Attenuating the innate immunity activation could ameliorate inflammation and disease in settings such as transplant rejection or autoimmunity. Recently, a pivotal role for metabolic re-programming in TLR-induced dendritic cell (DC) activation has emerged. Ethyl pyruvate (EP), a pyruvate derivative, possesses anti-inflammatory properties in vitro and in animal models of disease. However, its effects on DCs remain elusive. We found that EP attenuated LPS-induced activation of murine GM-CSF bone marrow-derived dendritic cells (DCs) in vitro, reducing pro-inflammatory cytokine and IL-10 production, costimulatory molecule and MHC expression, the type I Interferon (IFN-I) response, the LPS-induced cell death, and the ability of DCs to stimulate allogeneic T cells. DC activation induced by TLR7 and TLR9 ligands was also suppressed by EP in vitro. Finally, EP decreased TLR-induced activation stimulated in vivo in conventional DCs and inflammatory monocytes. Investigating EP mechanisms, we found that EP decreased glycolysis and mitochondrial respiration, upon and in absence of TLR stimulation, by reducing ERK, AKT, and nitric oxide (NO) activation. These results indicate that EP inhibits most of the DC biological responses to TLR triggering, altering the metabolic reprogramming necessary for DC activation.

Conventional DCs from Male and Female Lupus-Prone B6.NZM Sle1/Sle2/Sle3 Mice Express an IFN Signature and Have a Higher Immunometabolism That Are Enhanced by Estrogen.

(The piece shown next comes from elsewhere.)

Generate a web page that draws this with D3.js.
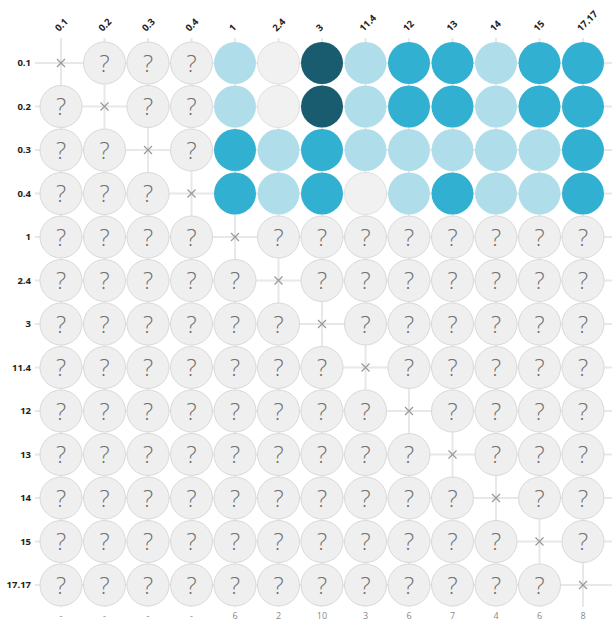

Type I interferons (IFN) are pathogenic in systemic lupus erythematosus (SLE) and were proposed to control the immunometabolism of dendritic cells (DCs). We previously reported that DCs from female lupus-prone mice constitutively overexpress IFN-responsive genes resembling the IFN signature found in SLE patients. As SLE has higher incidence in women than men, more so in women of reproductive age, estrogens are suggested to affect lupus pathogenesis. We investigated the effects of sex and estrogens on the IFN signature in conventional GM-CSF-bone marrow-derived DCs (cDCs), from male and female Triple Congenic B6.NZM.Sle1/Sle2/Sle3 (TCSle) lupus-prone mice or from wild-type C57BL/6 mice, generated with titrations of 17-beta-estradiol (E2). We found that cDCs from prediseased TCSle male mice express the IFN signature as female TCSle cDCs do. Estrogens are necessary but not sufficient to express this IFN signature, but high doses of E2 can compensate for other steroidal components. E2 stimulation, regardless of sex, modulates type I IFN-dependent and type I IFN-independent activation of cDCs in response to TLR stimulation. Finally, we found that TCSle cDCs from both sexes have elevated markers of immunometabolism and estrogens enhance the metabolic pathways in cDCs, suggesting a mechanistic link between estrogens, immunometabolism, and the IFN signature in lupus.